The command &var returns the memory location of var and stores it in pointy so that we can later access it with *pointy.
But I could also do something like this:
int var[]={1,2,3};
int *pointy=&var;
int *offset=2;
*(pointy+offset)=4;
//Now var[2]==4.
And this is where you might legitimately see something like test1=3: pointers can be added and subtracted just like numbers, so you can store offsets like this.
&test1 is a pointer to a pointer, but that sounds kind of confusing to me. It's really the address in memory where the value of test1 is stored. And test1 just happens to store as its value the address of another variable. Once you start thinking of pointers in this way (address in memory, value stored there), they become easier to work with... or at least I think so.
I don't know if *test2 has "meaning", per se. In principle, it could have a use in that we might imagine that the * command will take the value of test2 to be some location in memory, and it will return the value it finds there. But since you define test2 as a float, it is difficult to predict where in memory we would end up, setting test2=3 will not move us to the third spot of anything (look up the IEEE754 specification to see why). But I would be surprised if a compiler would allow such thing.
Let's look at another quick example:
int var=3;
int pointy1=&var;
int pointy2=&pointy1;
*pointy1=4; //Now var==4
**pointy2=5; //Now var==5
So you see that you can chain pointers together like this, as many in a row as you'd like. This might show up if you had an array of pointers which was filled with the addresses of many structures you'd created from dynamic memory, and those structures contained pointers to dynamically allocated things themselves. When the time comes to use a pointer to a pointer, you'll probably know it. For now, don't worry too much about them.

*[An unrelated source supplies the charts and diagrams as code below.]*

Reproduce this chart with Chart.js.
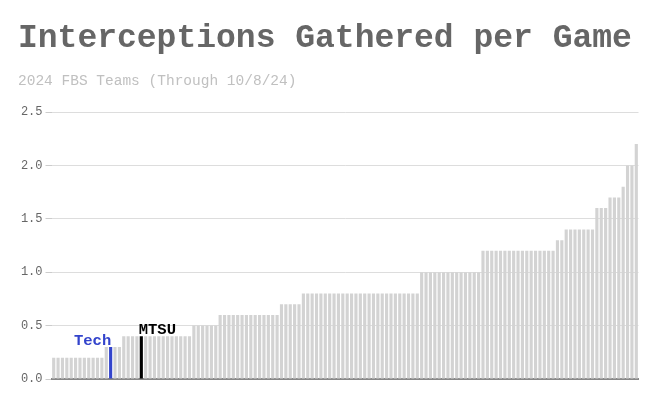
<!DOCTYPE html>
<html>
<head>
<meta charset="utf-8">
<script src="https://cdn.jsdelivr.net/npm/chart.js@4.4.1/dist/chart.umd.min.js"></script>
<style>
  html, body { margin: 0; padding: 0; background: #ffffff; }
  #wrap { width: 660px; height: 408px; position: relative; }
</style>
</head>
<body>
<div id="wrap"><canvas id="c" width="660" height="408"></canvas></div>
<script>
// Interceptions gathered per game, 2024 FBS teams, sorted ascending (134 teams)
const values = [
  0.2,0.2,0.2,0.2,0.2,0.2,0.2,0.2,0.2,0.2,0.2,0.2,
  0.3,0.3,0.3,0.3,
  0.4,0.4,0.4,0.4,0.4,0.4,0.4,0.4,0.4,0.4,0.4,0.4,0.4,0.4,0.4,0.4,
  0.5,0.5,0.5,0.5,0.5,0.5,
  0.6,0.6,0.6,0.6,0.6,0.6,0.6,0.6,0.6,0.6,0.6,0.6,0.6,0.6,
  0.7,0.7,0.7,0.7,0.7,
  0.8,0.8,0.8,0.8,0.8,0.8,0.8,0.8,0.8,0.8,0.8,0.8,0.8,0.8,0.8,0.8,0.8,0.8,0.8,0.8,0.8,0.8,0.8,0.8,0.8,0.8,0.8,
  1.0,1.0,1.0,1.0,1.0,1.0,1.0,1.0,1.0,1.0,1.0,1.0,1.0,1.0,
  1.2,1.2,1.2,1.2,1.2,1.2,1.2,1.2,1.2,1.2,1.2,1.2,1.2,1.2,1.2,1.2,1.2,
  1.3,1.3,
  1.4,1.4,1.4,1.4,1.4,1.4,1.4,
  1.6,1.6,1.6,
  1.7,1.7,1.7,
  1.8,
  2.0,2.0,
  2.2
];
const highlights = [
  { name: "Tech", index: 13, color: "#3344cc", side: "left" },
  { name: "MTSU", index: 20, color: "#000000", side: "right" }
];
const yTicks = [0, 0.5, 1.0, 1.5, 2.0, 2.5];
const titleText = "Interceptions Gathered per Game";
const subtitleText = "2024 FBS Teams (Through 10/8/24)";

const categories = values.map((v, i) => {
  const h = highlights.find(x => x.index === i);
  return h ? h.name : "Team " + (i + 1);
});
const barColors = values.map((v, i) => {
  const h = highlights.find(x => x.index === i);
  return h ? h.color : "#d3d3d3";
});

const labelPlugin = {
  id: "teamLabels",
  afterDatasetsDraw(chart) {
    const ctx = chart.ctx;
    const meta = chart.getDatasetMeta(0);
    ctx.save();
    ctx.font = "bold 15.5px 'Liberation Mono', 'Courier New', monospace";
    ctx.textBaseline = "alphabetic";
    highlights.forEach(h => {
      const el = meta.data[h.index];
      const w = el.width;
      ctx.fillStyle = h.color;
      if (h.side === "left") {
        ctx.textAlign = "right";
        ctx.fillText(h.name, el.x + w / 2 - 1, el.y - 2);
      } else {
        ctx.textAlign = "left";
        ctx.fillText(h.name, el.x - w / 2 - 1, el.y - 2);
      }
    });
    ctx.restore();
  }
};

new Chart(document.getElementById("c"), {
  type: "bar",
  data: {
    labels: categories,
    datasets: [{
      data: values,
      backgroundColor: barColors,
      borderWidth: 0,
      barPercentage: 0.72,
      categoryPercentage: 1.0
    }]
  },
  options: {
    responsive: false,
    animation: false,
    devicePixelRatio: 1,
    layout: { padding: { left: 18, right: 21.5, top: 0, bottom: 29 } },
    plugins: {
      legend: { display: false },
      tooltip: { enabled: false },
      title: {
        display: true,
        text: titleText,
        align: "start",
        color: "#666666",
        font: { family: "'Liberation Mono', 'Courier New', monospace", size: 33, weight: "bold", lineHeight: 1.2 },
        padding: { top: 19, bottom: 13.7 }
      },
      subtitle: {
        display: true,
        text: subtitleText,
        align: "start",
        color: "#c0c0c0",
        font: { family: "'Liberation Mono', 'Courier New', monospace", size: 14.5, weight: "normal", lineHeight: 1.2 },
        padding: { top: 0, bottom: 22.3 }
      }
    },
    scales: {
      x: {
        grid: { display: false },
        ticks: { display: false },
        border: { display: true, color: "#888888", width: 2 },
        afterFit(scale) { scale.height = 0; }
      },
      y: {
        min: 0,
        max: 2.5,
        afterBuildTicks(scale) { scale.ticks = yTicks.map(v => ({ value: v })); },
        ticks: {
          color: "#666666",
          padding: 3,
          font: { family: "'Liberation Mono', 'Courier New', monospace", size: 12 },
          callback: v => Number(v).toFixed(1)
        },
        grid: { color: "#dddddd", tickLength: 6, tickColor: "#cccccc" },
        border: { display: false },
        afterFit(scale) { scale.width = 33.5; }
      }
    }
  },
  plugins: [labelPlugin]
});
</script>
</body>
</html>
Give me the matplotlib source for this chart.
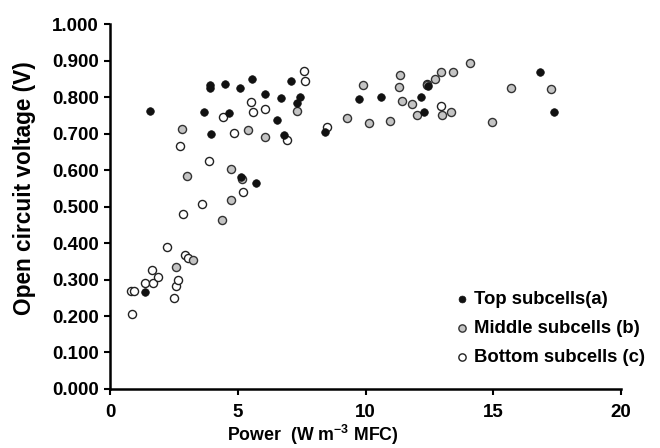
import matplotlib
matplotlib.use('Agg')
import matplotlib.pyplot as plt

plt.rcParams['font.family'] = ['Liberation Sans', 'DejaVu Sans']
plt.rcParams['font.weight'] = 'bold'
plt.rcParams['mathtext.fontset'] = 'custom'
plt.rcParams['mathtext.rm'] = 'Liberation Sans:bold'
plt.rcParams['mathtext.default'] = 'rm'

# top subcells (a)
top_x = [1.36, 1.57, 3.69, 3.91, 3.93, 3.95, 4.50, 4.66, 5.10, 5.13, 5.57, 5.70,
         6.05, 6.52, 6.68, 6.82, 7.07, 7.30, 7.42, 8.41, 9.75, 10.60, 12.17,
         12.29, 12.45, 16.83, 17.36]
top_y = [0.265, 0.762, 0.758, 0.826, 0.834, 0.699, 0.837, 0.757, 0.825, 0.582,
         0.849, 0.565, 0.809, 0.736, 0.798, 0.695, 0.844, 0.784, 0.801, 0.704,
         0.795, 0.801, 0.799, 0.758, 0.829, 0.869, 0.760]

# middle subcells (b)
mid_x = [2.57, 2.80, 3.03, 3.24, 4.40, 4.72, 4.75, 5.15, 5.39, 6.05, 7.33, 9.26,
         9.89, 10.12, 10.97, 11.31, 11.36, 11.42, 11.80, 12.00, 12.39, 12.73,
         12.94, 12.98, 13.36, 13.44, 14.09, 14.93, 15.68, 17.25]
mid_y = [0.333, 0.712, 0.584, 0.353, 0.464, 0.603, 0.519, 0.575, 0.709, 0.691,
         0.763, 0.743, 0.834, 0.730, 0.733, 0.827, 0.860, 0.790, 0.782, 0.751,
         0.834, 0.848, 0.869, 0.752, 0.758, 0.869, 0.894, 0.731, 0.825, 0.822]

# bottom subcells (c)
bot_x = [0.82, 0.87, 0.94, 1.38, 1.66, 1.70, 1.89, 2.24, 2.50, 2.57, 2.65, 2.75,
         2.87, 2.95, 3.07, 3.59, 3.87, 4.42, 4.87, 5.20, 5.51, 5.61, 6.05, 6.93,
         7.58, 7.63, 8.48, 12.39, 12.97]
bot_y = [0.269, 0.206, 0.269, 0.290, 0.327, 0.290, 0.307, 0.388, 0.248, 0.281,
         0.299, 0.667, 0.480, 0.366, 0.358, 0.508, 0.625, 0.744, 0.701, 0.541,
         0.787, 0.758, 0.766, 0.683, 0.872, 0.843, 0.718, 0.837, 0.774]

x_ticks = [0, 5, 10, 15, 20]
y_ticks = [0.0, 0.1, 0.2, 0.3, 0.4, 0.5, 0.6, 0.7, 0.8, 0.9, 1.0]

fig = plt.figure(figsize=(6.6, 4.48), dpi=100)
ax = fig.add_axes([0.1667, 0.1317, 0.7743, 0.8147])

ax.scatter(bot_x, bot_y, s=34, facecolor='white', edgecolor='#222222',
           linewidth=1.0, label='Bottom subcells (c)', zorder=3)
ax.scatter(mid_x, mid_y, s=34, facecolor='#c4c4c4', edgecolor='#333333',
           linewidth=1.0, label='Middle subcells (b)', zorder=3)
ax.scatter(top_x, top_y, s=30, facecolor='#111111', edgecolor='#111111',
           linewidth=0.5, label='Top subcells(a)', zorder=4)

ax.set_xlim(0, 20)
ax.set_ylim(0, 1)
ax.set_xticks(x_ticks)
ax.set_xticklabels([str(t) for t in x_ticks])
ax.set_yticks(y_ticks)
ax.set_yticklabels([f'{t:.3f}' for t in y_ticks])

for side in ['top', 'right']:
    ax.spines[side].set_visible(False)
for side in ['left', 'bottom']:
    ax.spines[side].set_linewidth(1.8)
ax.tick_params(direction='out', length=4, width=1.5, labelsize=13.5)
ax.tick_params(axis='x', pad=7)
ax.tick_params(axis='y', pad=4)
for lab in ax.get_xticklabels() + ax.get_yticklabels():
    lab.set_fontweight('bold')

ax.set_xlabel('Power  (W m$^{-3}$ MFC)', fontsize=12.8, fontweight='bold')
ax.xaxis.set_label_coords(0.397, -0.093)
ax.set_ylabel('Open circuit voltage (V)', fontsize=16.3, fontweight='bold')
ax.yaxis.set_label_coords(-0.145, 0.55)

handles, labels = ax.get_legend_handles_labels()
leg = ax.legend(handles[::-1], labels[::-1], loc='upper left',
                bbox_to_anchor=(0.653, 0.294), frameon=False, fontsize=13.3,
                handlelength=1.0, handletextpad=0.15, labelspacing=0.64,
                borderpad=0, markerscale=0.9)
for t in leg.get_texts():
    t.set_fontweight('bold')

fig.savefig('out.png', dpi=100)
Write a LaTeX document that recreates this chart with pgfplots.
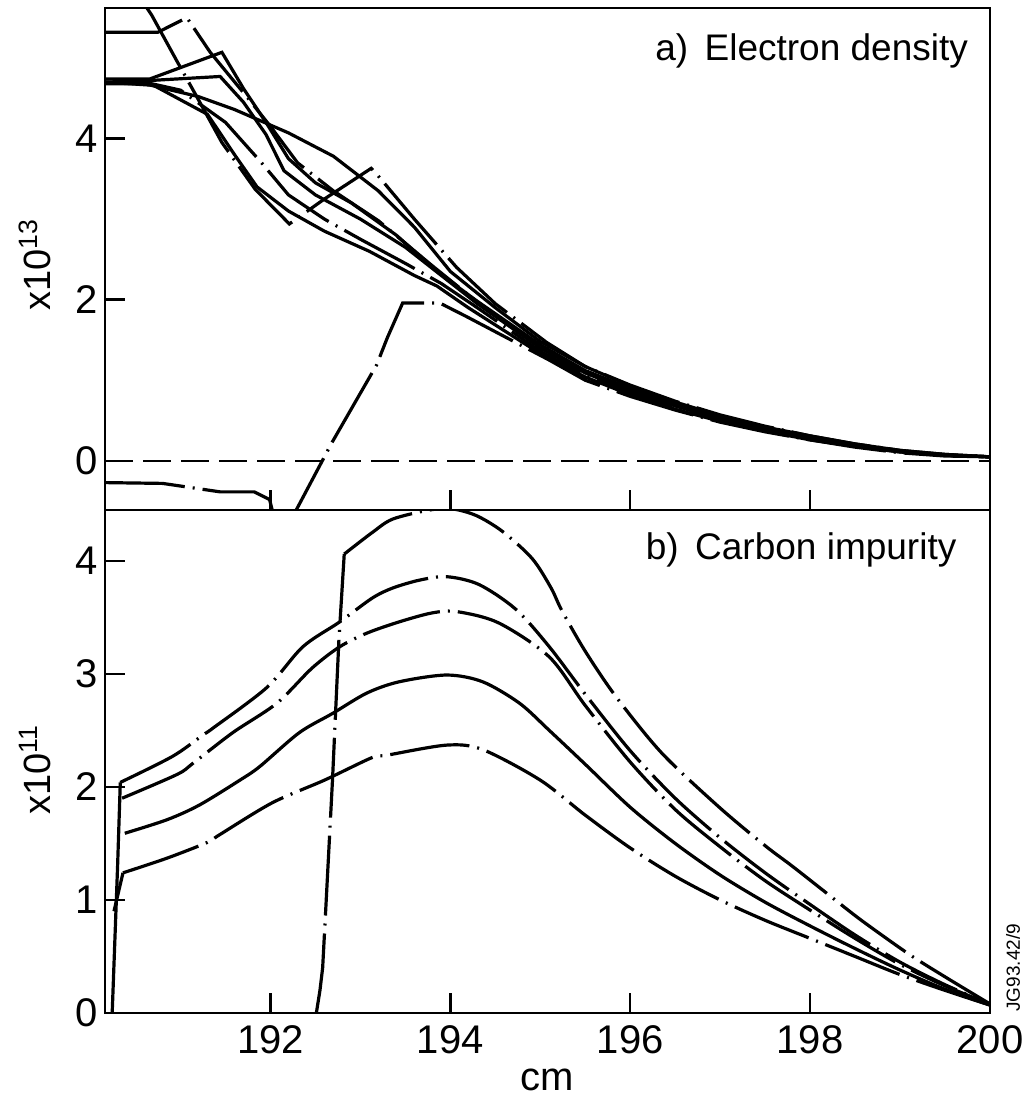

First let's add some confusion: the word "pointer" can refer to either a variable (or object) with a pointer type, or an expression with the pointer type. In most cases, when people talk about "pointers" they mean pointer variables.
A pointer can (must) point to a thing (An "object" in standards parlance). It can only point to the right kind of thing; a pointer to int is not supposed to point to a float object. A pointer can also be NULL; in that case there is no thing to point to.
A pointertype is also a type, and a pointer object is also an object. So it is allowable to construct a pointer to pointer: the pointer-to-pointer just stores the addres of the pointer object.
What a pointer can not be:
It cannot point to a value: p = &4; is impossible. 4 is a literal value, which is not stored in an object, and thus has no address.
the same goes for expressions: p = &(1+4); is impossible, because the expression "1+4" does not have a location.
the same goes for return value p = &sin(pi); is impossible; the return value is not an object and thus has no address.
variables marked as "register" (almost distinct now) cannot have an address.
you cannot take the address of a bitfield, basically because these can be smaller than character (or have a finer granularity), hence it would be possible that different bitmasks would have the same address.
There are some "exceptions" to the above skeletton (void pointers, casting, pointing one element beyond an array object) but for clarity these should be seen as refinements/amendments, IMHO.